Over the weekend, the bears seem to be dominant as Bitcoin (BTC) slipped beneath the $10,000 support area. In two futile attempts, it experienced a strong rejection near the $10,500 area. As a result, bitcoin price wobbled against the US Dollar to enter a bearish zone, breaking key supports near $10,200 and $10,000, plunging further towards the $9,600 support.
BTC’s decline in the past two days was met with a mixed reaction in the market, first, that of apprehension that probably its bullish trend might be over while others maintained positivity that the BTC correction may lead to a fresh rally.
Analysts have over time used the price of short term BTC derivatives as indicators to monitor its future price trends. At this point, a blockchain analyst cum trader, Coiner-Yadox is looking at a scenario that BTC may rebound to the range of $10k by Tuesday using the “CME Gap”.
Coiner-Yadox isn’t the first to use a “CME gap” to predict BTC price trends, Michael van de Poppe, a Dutch analyst predicted with a measure of accuracy, Bitcoin’s fall below $8,650 in January using the “CME gap’.
The Logic Behind the “CME Void”
On open days, the CME bitcoin futures market liquidates a sum of $300 to $500million in daily volumes. This could be deduced from the BitMEX funding rate when the funding rate is positive, longs pay shorts. When it is negative, shorts pay longs. The leverage factor used in BitMEX and other margin trading platforms makes the real volume documented less representative. At the weekend, when BTC had a shortfall by hundreds of dollars, a significant amount of long contracts were liquidated.
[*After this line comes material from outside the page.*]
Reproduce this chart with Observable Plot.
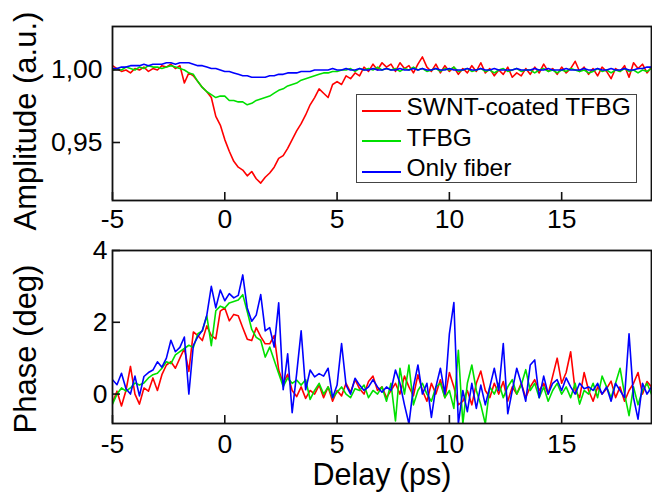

Over the weekend the BTC dwindled by more than 7%, it coincided with the close of the CME market, taking into consideration that CME is regarded to be a chunky part of the daily trading volume of the worldwide bitcoin market.
Traders have traced this to be the cause of increasing market volatility during weekends in the crypto space.
Earlier on today, Bitcoin price climbed from beneath $9,800 to over $9,900 when the CME bitcoin market resumed and the void created filled.
Given that the CME bitcoin futures market closed at over $10,000 before the weekend, there is a likelihood that the opening of the CME market could lead to short settlements and set off a strong short nip to fill the space.
Also, Monday is widely known to be the day in which the crypto market hits a higher level of volatility than any other day of the week, it could act as a catalyst to buoy the uptrend of BTC.